Sage computes Jacobi sums incorrectly

[rje]

Curiously, Gauss sums are defined in the reference manual

http://www.sagemath.org/doc/reference/sage/modular/dirichlet.html

but Jacobi sums are not. Maybe that accounts for the following
problem: "jacobi_sum()" incorrectly computes Jacobi sums J(Y, Z) when
exactly one of the characters Y, Z is trivial.

Example:

sage: G=DirichletGroup(5); X=G.list(); Y=X[0]; Z=X[1]; #
Y is trivial and Z is quartic

sage: sum([Y(x)*Z(1-x) for x in IntegerModRing(5)])
-1
# The value -1 above is the correct value of the Jacobi sum J(Y, Z).

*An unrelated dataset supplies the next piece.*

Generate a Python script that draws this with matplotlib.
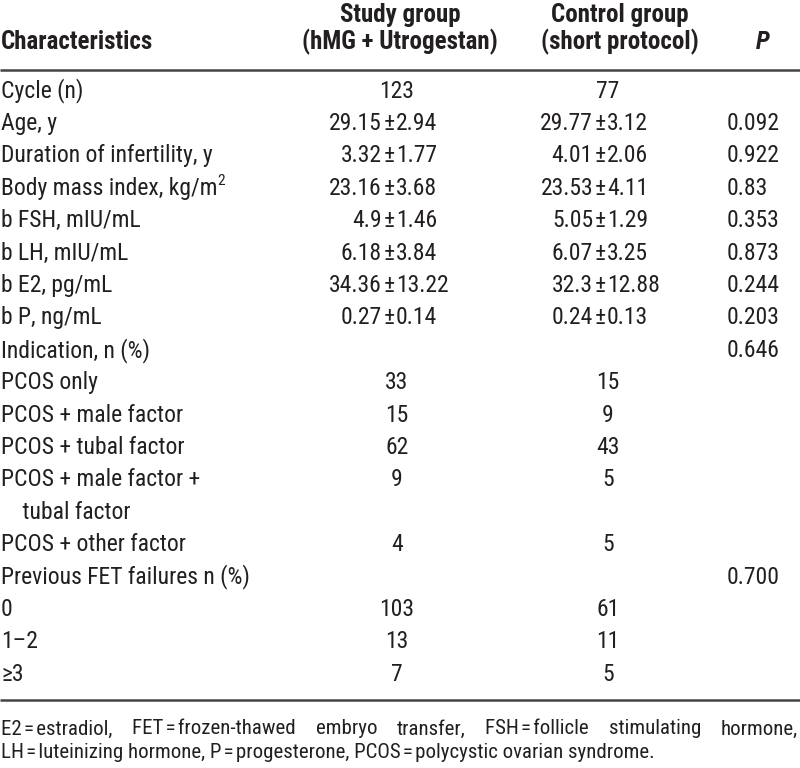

sage: Y.jacobi_sum(Z); Z.jacobi_sum(Y)
0
0
#The 0 values above are incorrect values of J(Y, Z).

Remark: Since unlike Gauss sums mod p, Jacobi sums mod p never
involve p-th roots of unity, the following is also a bit curious:

sage: parent(Z.jacobi_sum(Z))
Cyclotomic Field of order 20 and degree 8

rje

[David Joyner]

An easy fix:

In the code change

# If exactly one is trivial, return 0
else:
return 0

to

# If exactly one is trivial, return -1
else:
return -1

(Some docstrings need changing too.)

At first I thought it should be 0 in this case because I
confused "trivial character" with "identically equal to 1".

This is http://trac.sagemath.org/sage_trac/ticket/6393
I'll post a patch soon.

I don't understand why

sage: parent(Z.jacobi_sum(Z))
Cyclotomic Field of order 20 and degree 8

is incorrect though.

[rje]

On Jun 24, 4:35 am, David Joyner <wdjoy...@gmail.com> wrote:
...

> At first I thought it should be 0 in this case because I
> confused "trivial character" with "identically equal to 1".

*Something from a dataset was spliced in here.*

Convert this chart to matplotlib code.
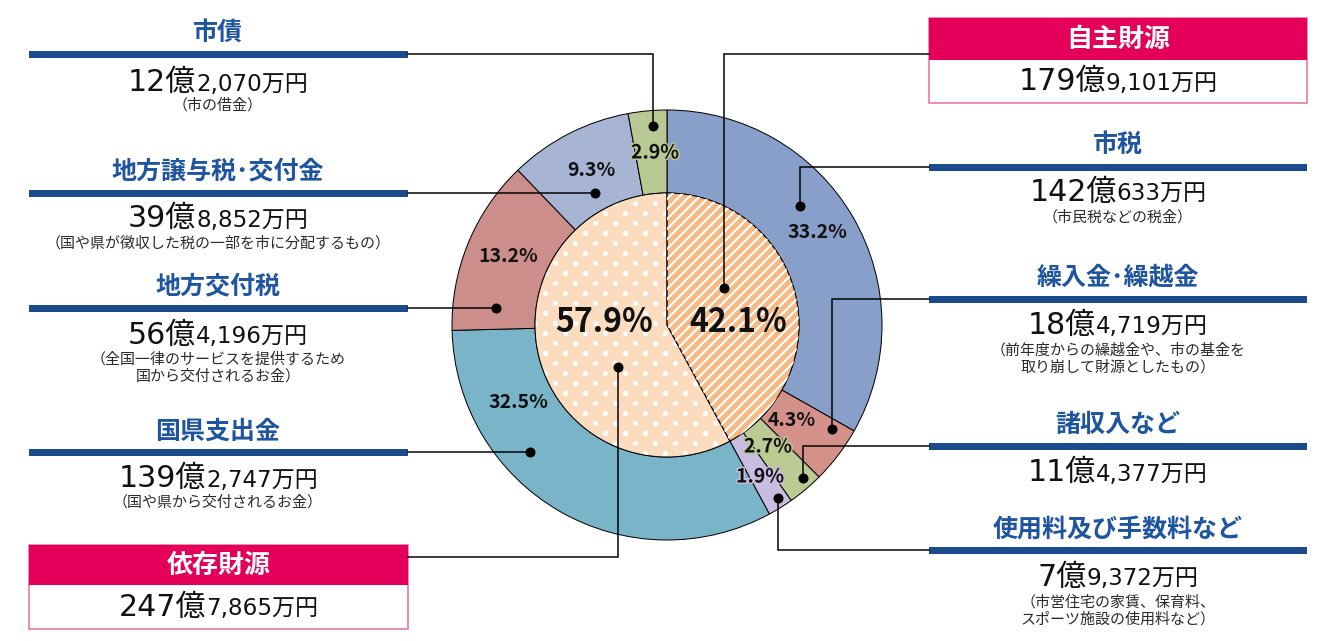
import numpy as np
import matplotlib
matplotlib.use("Agg")
import matplotlib.pyplot as plt
from matplotlib.patches import Rectangle
from matplotlib.offsetbox import TextArea, HPacker, AnnotationBbox
import matplotlib.patheffects as pe

W, H = 1319, 641
DPI = 72

plt.rcParams['font.family'] = ['Noto Sans CJK JP', 'DejaVu Sans']

# ------------ data ------------
outer_names = ['市税', '繰入金･繰越金', '諸収入など', '使用料及び手数料など',
               '国県支出金', '地方交付税', '地方譲与税･交付金', '市債']
outer_pct = [33.2, 4.3, 2.7, 1.9, 32.5, 13.2, 9.3, 2.9]
outer_oku = [142, 18, 11, 7, 139, 56, 39, 12]
outer_man = ['633', '4,719', '4,377', '9,372', '2,747', '4,196', '8,852', '2,070']
outer_notes = ['（市民税などの税金）',
               '（前年度からの繰越金や、市の基金を\n取り崩して財源としたもの）',
               '',
               '（市営住宅の家賃、保育料、\nスポーツ施設の使用料など）',
               '（国や県から交付されるお金）',
               '（全国一律のサービスを提供するため\n国から交付されるお金）',
               '（国や県が徴収した税の一部を市に分配するもの）',
               '（市の借金）']
outer_colors = ['#879fc9', '#d4918a', '#bccb93', '#c8bde0',
                '#7ab4c9', '#cc8e8a', '#a7b4d3', '#b9c994']

inner_names = ['自主財源', '依存財源']
inner_pct = [42.1, 57.9]
inner_oku = [179, 247]
inner_man = ['9,101', '7,865']
inner_colors = ['#f7b983', '#fbdcbf']

# ------------ layout (pixels, y from top) ------------
CX, CY = 667, 325
R_OUT, R_IN = 215, 132

# percent label positions
outer_lbl_pos = [(817, 233), (792, 420), (768, 447), (760, 477),
                 (518, 403), (508, 256), (591, 170), (655, 153)]
inner_lbl_pos = [(738, 322), (604, 322)]

# panels: (x centre, title y, bar y, amount y, note top y, leader path)
LEFT_X0, LEFT_X1 = 29, 408
RIGHT_X0, RIGHT_X1 = 929, 1307
outer_panels = [
    (1118, 145, 167, 192, 210, [(800, 206), (800, 167), (929, 167)]),
    (1118, 277, 299, 325, 343, [(832, 429), (832, 299), (929, 299)]),
    (1118, 425, 446, 472, 0, [(803, 478), (803, 446), (929, 446)]),
    (1118, 530, 550, 577, 595, [(778, 498), (778, 550), (929, 550)]),
    (218, 432, 452, 478, 495, [(530, 452), (408, 452)]),
    (218, 287, 308, 335, 352, [(496, 308), (408, 308)]),
    (218, 172, 193, 218, 236, [(595, 193), (408, 193)]),
    (218, 33, 54, 82, 98, [(653, 126), (653, 54), (408, 54)]),
]
# boxes: (x0, x1, header top, header bottom, box bottom, leader path)
inner_panels = [
    (RIGHT_X0, RIGHT_X1, 18, 60, 103, [(724, 288), (724, 54), (929, 54)]),
    (LEFT_X0, LEFT_X1, 545, 585, 629, [(618, 367), (618, 557), (408, 557)]),
]

TITLE_BLUE = '#1f55a0'
BAR_BLUE = '#1b4b8c'
PINK = '#e4005a'
PINK_EDGE = '#ea6a9f'
NUM_FONT = ['DejaVu Sans', 'Noto Sans CJK JP']


def py(y):
    return H - y


fig = plt.figure(figsize=(W / DPI, H / DPI), dpi=DPI)
ax = fig.add_axes([0, 0, 1, 1])
center = (CX, py(CY))

# outer ring
ax.pie(outer_pct, radius=R_OUT, center=center, startangle=90, counterclock=False,
       colors=outer_colors,
       wedgeprops=dict(width=R_OUT - R_IN, edgecolor='black', linewidth=1))

# inner pie: fill, then texture, then outline
inner_w, _ = ax.pie(inner_pct, radius=R_IN, center=center, startangle=90,
                    counterclock=False, colors=inner_colors,
                    wedgeprops=dict(linewidth=0))

# diagonal white stripes on the 自主財源 half
for c in np.arange(-2 * R_IN, 2 * R_IN, 10.0):
    xs = np.array([CX - R_IN - 5, CX + R_IN + 5])
    ys = py(CY) + (xs - CX) + c
    ln, = ax.plot(xs, ys, color='white', lw=2.2, solid_capstyle='butt')
    ln.set_clip_path(inner_w[0])

# staggered white dots on the 依存財源 half
gx, gy = np.meshgrid(np.arange(CX - R_IN, CX + R_IN + 20, 20.0),
                     np.arange(CY - R_IN, CY + R_IN + 10, 10.0))
gx = gx + np.where((np.round((gy - CY) / 10) % 2) == 0, 0, 10)
sc = ax.scatter(gx.ravel(), py(gy.ravel()), s=26, color='white', lw=0)
sc.set_clip_path(inner_w[1])

ax.pie(inner_pct, radius=R_IN, center=center, startangle=90, counterclock=False,
       colors=['none', 'none'],
       wedgeprops=dict(edgecolor='black', linewidth=1, fill=False))

ax.set_xlim(0, W)
ax.set_ylim(0, H)
ax.set_aspect('equal')
ax.axis('off')

# percent labels
for pct, (x, y), col in zip(outer_pct, outer_lbl_pos, outer_colors):
    t = ax.text(x, py(y), f'{pct}%', ha='center', va='center',
                fontsize=19.5, fontweight='bold', color='#111111')
    if pct < 3:
        t.set_path_effects([pe.withStroke(linewidth=3, foreground=col)])
for pct, (x, y) in zip(inner_pct, inner_lbl_pos):
    ax.text(x, py(y), f'{pct}%', ha='center', va='center',
            fontsize=32, fontweight='bold', color='#111111')


def amount(xc, y, oku, man, big=30, small=23):
    a = TextArea(f'{oku}億', textprops=dict(fontsize=big, color='#111111',
                                             family=NUM_FONT))
    b = TextArea(f'{man}万円', textprops=dict(fontsize=small, color='#111111',
                                              family=NUM_FONT))
    box = HPacker(children=[a, b], align='baseline', pad=0, sep=0)
    ab = AnnotationBbox(box, (xc, py(y)), frameon=False,
                        box_alignment=(0.5, 0.5), pad=0)
    ax.add_artist(ab)


def leader(path):
    xs = [p[0] for p in path]
    ys = [py(p[1]) for p in path]
    ax.plot(xs, ys, color='black', lw=1.5, solid_joinstyle='miter')
    ax.plot(xs[0], ys[0], 'o', color='black', ms=9)


for name, oku, man, note, panel in zip(outer_names, outer_oku, outer_man,
                                       outer_notes, outer_panels):
    xc, ty, by, ay, ny, path = panel
    x0, x1 = (LEFT_X0, LEFT_X1) if xc < CX else (RIGHT_X0, RIGHT_X1)
    ax.text(xc, py(ty), name, ha='center', va='center', fontsize=25,
            fontweight='bold', color=TITLE_BLUE)
    ax.add_patch(Rectangle((x0, py(by) - 3.5), x1 - x0, 7, color=BAR_BLUE, lw=0))
    amount(xc, ay, oku, man)
    if note:
        ax.text(xc, py(ny), note, ha='center', va='top', fontsize=15,
                color='#2a2a2a', linespacing=1.25)
    leader(path)

for name, oku, man, panel in zip(inner_names, inner_oku, inner_man, inner_panels):
    x0, x1, ht, hb, bb, path = panel
    ax.add_patch(Rectangle((x0, py(bb)), x1 - x0, bb - ht, facecolor='white',
                           edgecolor=PINK_EDGE, lw=1.5))
    ax.add_patch(Rectangle((x0, py(hb)), x1 - x0, hb - ht, facecolor=PINK, lw=0))
    xc = (x0 + x1) / 2
    ax.text(xc, py((ht + hb) / 2), name, ha='center', va='center', fontsize=26,
            fontweight='bold', color='white')
    amount(xc, (hb + bb) / 2, oku, man)
    leader(path)

fig.savefig('out.png', dpi=DPI)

That makes it surprising that T.jacobi_sum(T) was correctly defined to
be p-2
(instead of p) for the trivial character T mod p.

> I don't understand why
>
> sage: parent(Z.jacobi_sum(Z))
> Cyclotomic Field of order 20 and degree 8
>
> is incorrect though.

EVERY Jacobi sum over GF(5) lies in a much smaller cyclotomic field,
namely the field of Gaussian integers. That's because each term of the
defining sum is a Gaussian integer. For example:

sage: parent(Z(3))
Cyclotomic Field of order 4 and degree 2

rje

[David Joyner]

On Wed, Jun 24, 2009 at 9:15 AM, rje<rev...@ucsd.edu> wrote:
>
>
>
> On Jun 24, 4:35 am, David Joyner <wdjoy...@gmail.com> wrote:
> ...
>
>> At first I thought it should be 0 in this case because I
>> confused "trivial character" with "identically equal to 1".
>
> That makes it surprising that T.jacobi_sum(T) was correctly defined to
> be p-2
> (instead of p) for the trivial character T mod p.

I may be mistaken in my vague recollection. I didn't write the code
but thought I remembered reading it over at one point.

>
>
>> I don't understand why
>>
>> sage: parent(Z.jacobi_sum(Z))
>> Cyclotomic Field of order 20 and degree 8
>>
>> is incorrect though.
>
> EVERY Jacobi sum over GF(5) lies in a much smaller cyclotomic field,
> namely the field of Gaussian integers. That's because each term of the
> defining sum is a Gaussian integer.   For example:
>
> sage: parent(Z(3))
> Cyclotomic Field of order 4 and degree 2

This makes sense but (a) it seems that the parent might come
from the coercion of some of the terms in the sum (which end up canceling)
so IMHO the output is not wrong, (b) there might be a way to determine
the smallest field in which Y.jacobi_sum(Z) lies but I don't know what it is,
(c) one could argue that, in any case, that issue deserves a separate ticket
(and patch).

I just posted a patch to #6393, which needs review.

>
> rje
>
> >
>